I have been exploring the importance of asking questions in the context of Genius Hour. As you can tell I am pretty excited about Genius Hour and it's connections not only to digital learning, but it's roots in inquiry. Genius Hour is giving students the opportunity to explore their passions and interests, but more importantly how to form "big" questions, examine the best sources to locate answers, critically evaluate and analyze and form more questions. So, going back to the definition that I started with in this post on Rhizomatic learning, "...personal knowledge-creation process with mutable goals and constantly negotiated premises." One could say that Genius Hour would allow for students to engage in that "personal knowledge creation" and that using the inquiry framework, the student would be "negotiating" or deciding on the direction of the learning, based on their questions.

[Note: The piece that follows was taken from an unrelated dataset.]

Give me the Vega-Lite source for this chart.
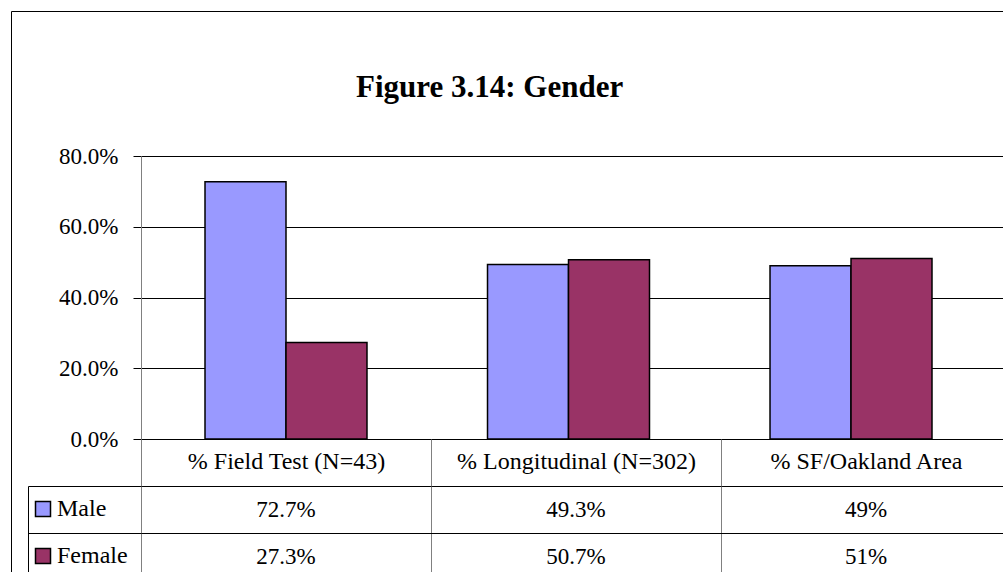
{
  "$schema": "https://vega.github.io/schema/vega-lite/v6.json",
  "background": "white",
  "padding": {"left": 10, "top": 10, "right": 0, "bottom": 0},
  "bounds": "flush",
  "spacing": 47,
  "title": {"text": "Figure 3.14: Gender", "font": "Liberation Serif", "fontSize": 31, "fontWeight": "bold", "color": "black", "anchor": "start", "frame": "group", "dx": 215, "dy": 133, "offset": 40},
  "config": {
    "view": {"stroke": null},
    "font": "Liberation Serif",
    "axis": {"labelFont": "Liberation Serif", "labelColor": "black", "titleFont": "Liberation Serif"},
    "legend": {"labelFont": "Liberation Serif"}
  },
  "data": {"values": [
    {"category": "% Field Test (N=43)", "series": "Male", "value": 0.727, "label": "72.7%"},
    {"category": "% Field Test (N=43)", "series": "Female", "value": 0.273, "label": "27.3%"},
    {"category": "% Longitudinal (N=302)", "series": "Male", "value": 0.493, "label": "49.3%"},
    {"category": "% Longitudinal (N=302)", "series": "Female", "value": 0.507, "label": "50.7%"},
    {"category": "% SF/Oakland Area", "series": "Male", "value": 0.49, "label": "49%"},
    {"category": "% SF/Oakland Area", "series": "Female", "value": 0.51, "label": "51%"}
  ]},
  "resolve": {"scale": {"x": "independent", "y": "independent", "color": "independent"}},
  "vconcat": [
    {
      "width": 870,
      "height": 283,
      "mark": {"type": "bar", "stroke": "black", "strokeWidth": 1.5},
      "encoding": {
        "x": {"field": "category", "type": "nominal", "sort": null,
          "scale": {"paddingInner": 0, "paddingOuter": 0.0398, "align": 0.1667},
          "axis": {"title": null, "orient": "bottom", "labels": false, "ticks": false, "domain": true, "domainColor": "black", "grid": false}},
        "xOffset": {"field": "series", "type": "nominal", "sort": ["Male", "Female"], "scale": {"paddingInner": 0, "paddingOuter": 0.744}},
        "y": {"field": "value", "type": "quantitative",
          "scale": {"domain": [0, 0.8], "nice": false},
          "axis": {"title": null, "values": [0, 0.2, 0.4, 0.6, 0.8], "format": ".1%", "grid": true, "gridColor": "black", "gridOpacity": 1, "domainColor": "#808080", "tickColor": "black", "tickSize": 8, "labelFontSize": 23, "labelColor": "black", "labelPadding": 15}},
        "color": {"field": "series", "type": "nominal", "sort": ["Male", "Female"],
          "scale": {"domain": ["Male", "Female"], "range": ["#9999FF", "#993366"]},
          "legend": {"orient": "none", "legendX": -110, "legendY": 341, "title": null, "symbolType": "square", "symbolSize": 225, "symbolStrokeColor": "black", "symbolStrokeWidth": 1.5, "symbolOpacity": 1, "labelFontSize": 24, "labelColor": "black", "labelOffset": 2, "rowPadding": 23, "padding": 0, "direction": "vertical"}}
      }
    },
    {
      "width": 870,
      "height": 94,
      "mark": {"type": "text", "fontSize": 23, "font": "Liberation Serif", "baseline": "middle"},
      "encoding": {
        "x": {"field": "category", "type": "nominal", "sort": null,
          "scale": {"paddingInner": 0, "paddingOuter": 0},
          "axis": {"title": null, "orient": "top", "labels": true, "labelFontSize": 24, "labelColor": "black", "labelPadding": -22, "labelBaseline": "middle", "labelAngle": 0, "labelLimit": 400, "ticks": true, "tickSize": 47, "tickColor": "#808080", "domain": false, "grid": true, "tickBand": "extent", "gridColor": "#808080", "gridOpacity": 1}},
        "y": {"field": "series", "type": "nominal", "sort": ["Male", "Female"],
          "scale": {"paddingInner": 0, "paddingOuter": 0},
          "axis": {"title": null, "labels": false, "grid": true, "tickBand": "extent", "gridColor": "black", "gridOpacity": 1, "offset": 113, "domain": true, "domainColor": "black", "ticks": true, "tickSize": -113, "tickColor": "black"}},
        "text": {"field": "label"},
        "color": {"field": "value", "type": "quantitative",
          "scale": {"range": ["black", "black"]},
          "legend": {"type": "gradient", "orient": "none", "direction": "horizontal", "legendX": -130, "legendY": -475, "title": null, "labels": false, "gradientLength": 1100, "gradientThickness": 700, "gradientOpacity": 0, "gradientStrokeWidth": 0, "strokeColor": "black", "padding": 0}}
      }
    }
  ]
}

collaborating by andresmh, on Flickr
Creative Commons Creative Commons Attribution-Share Alike 2.0 Generic License   by  andresmh 

However the part that I think could be more fully explored with Genius Hour is finding opportunities for collaboration. Although making meaning or "knowledge-creation" is personal, I think that there are great opportunities for collaboration and sharing. In giving students opportunities to share what they've learned and ask each other questions, students can see questions that perhaps they hadn't thought of all because of other perspectives. Thereby allowing for greater understanding and social development.

 Anyways.... this is how I would add a collaborative "tweek" to a great idea.

1 comment:

  1. Thanks for sharing your thoughts Jenn! I think Genius Hour and inquiry learning are both great examples of rhizomatic principles of learning. Looking forward to hearing about how Genius Hour is working in your classroom.